About Graduate Studies in English

Building Ivy

The Graduate English Department, with more than 70 full-time faculty members and over 200 graduate students, was formed under the direction of A.S.P. Woodhouse in 1947 (although the first graduate degree was awarded in 1910). The success of its faculty and graduates alike contributes to its prestigious reputation as one of the strongest and most diverse graduate programs in North America. The distinguished graduate faculty represents a wide array of approaches to the study of literature that includes both rigorous historical scholarship and the innovations of new theoretical, cultural, and interdisciplinary methods. The research of recently hired faculty in African Literature, Queer Theory, Indigenous Literature, Asian North American Literature, and Gender Studies frequently intersects with the interests of faculty who work in historical periods, producing new clusters of expertise and fresh conjunctions of inquiry.

This rich variety is exemplified in the forty or more graduate courses that are offered every year in the Department on such topics as The Medieval Vernacular Book; Renaissance Tragedy; The Meditative Tradition in Western Literature and Art; Henry Fielding; Romanticism and Empire; Popular American Lyric; Theorizing Asian North American Studies: Globalization and Nation; Literary History and Identity Politics; and Poetry of Decolonization and Diaspora.

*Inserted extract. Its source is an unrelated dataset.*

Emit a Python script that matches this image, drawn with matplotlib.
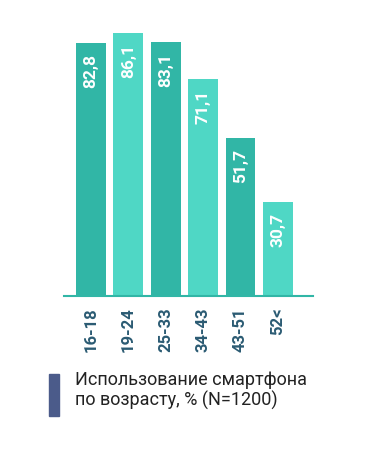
import matplotlib
matplotlib.use("Agg")
import matplotlib.pyplot as plt
from matplotlib.patches import Rectangle

categories = ["16-18", "19-24", "25-33", "34-43", "43-51", "52<"]
values = [82.8, 86.1, 83.1, 71.1, 51.7, 30.7]
value_labels = ["82,8", "86,1", "83,1", "71,1", "51,7", "30,7"]
legend_text = "Использование смартфона\nпо возрасту, % (N=1200)"

dark = "#31b6a6"
light = "#4fd7c5"
colors = [dark if i % 2 == 0 else light for i in range(len(values))]

fig = plt.figure(figsize=(3.88, 4.73), dpi=100)
W, H = 388, 473
ax = fig.add_axes([64 / W, 1 - 296 / H, (313 - 64) / W, (296 - 20) / H])
x = list(range(len(values)))
ax.bar(x, values, width=0.8, color=colors)
ax.set_xlim(-0.72, 5.94)
ax.set_ylim(0, 276 / 3.055)
for s in ["top", "right", "left"]:
    ax.spines[s].set_visible(False)
ax.spines["bottom"].set_color(dark)
ax.spines["bottom"].set_linewidth(1.5)
ax.set_yticks([])
ax.set_xticks(x)
ax.set_xticklabels(categories, rotation=90, fontsize=12, fontweight="bold",
                   color="#2b5b73", family="Roboto")
ax.tick_params(axis="x", length=0, pad=8)
for xi, v, lab in zip(x, values, value_labels):
    ax.text(xi, v - 3.5, lab, rotation=90, ha="center", va="top", color="white",
            fontsize=12.5, fontweight="bold", family="Roboto")

fig.patches.append(Rectangle((49 / W, 1 - 416 / H), 10 / W, 42 / H,
                             transform=fig.transFigure, color="#4b5b8a"))
fig.text(75 / W, 1 - 371 / H, legend_text, ha="left", va="top", fontsize=13,
         color="#222222", family="Roboto", linespacing=1.15)

fig.savefig("out.png", dpi=100)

These offerings are supplemented by the many courses offered in other affiliated departments and programs such as Comparative Literature, The Centre for Medieval Studies, the Pontifical Institute, Graduate Centre for the Study of Drama, and the Collaborative Programs in Women and Gender Studies, Women's Health,  Book History and Print Culture, South Asian Studies, Editing Medieval Texts, Jewish Studies, and Health Care, Technology, and Place. Robarts Library, one of the best university libraries in North America, provides a superb resource for scholarships. It is augmented by a number of specialized libraries, including the Thomas Fisher Rare Book Library.

The Department offers programs of study leading to the Master of Arts (MA), the Master of Arts (MA) in the Field of Creative Writing, and Doctor of Philosophy (PhD) degrees. The programs aim to provide graduate students with a broad background in English, Canadian, American, and World Literature in English, and to give them a foundational knowledge of literary and cultural theory. Critical Topographies, for incoming MA students, is a required course that provides students with a set of maps with which to understand the discipline and its research methods (note that MA CRW students are not required to take this course). The mandatory Essential Skills Workshop Series introduces the incoming cohort of doctoral students to the essential skills they will need in order to succeed in the PhD Program in English and beyond. Another mandatory course for doctoral students in pedagogical theory and practice, Professing Literature, prepares them to be effective teachers, and Professional Development, typically taken in the 4th year, not only equips them for the job market but also teaches the professional skills they will need for the rest of their academic careers. The Department’s Job Placement Coordinator assists in preparing students for the job market, and the Department has an excellent record of placing its graduates in tenure-track positions in Canada, the United States, and abroad.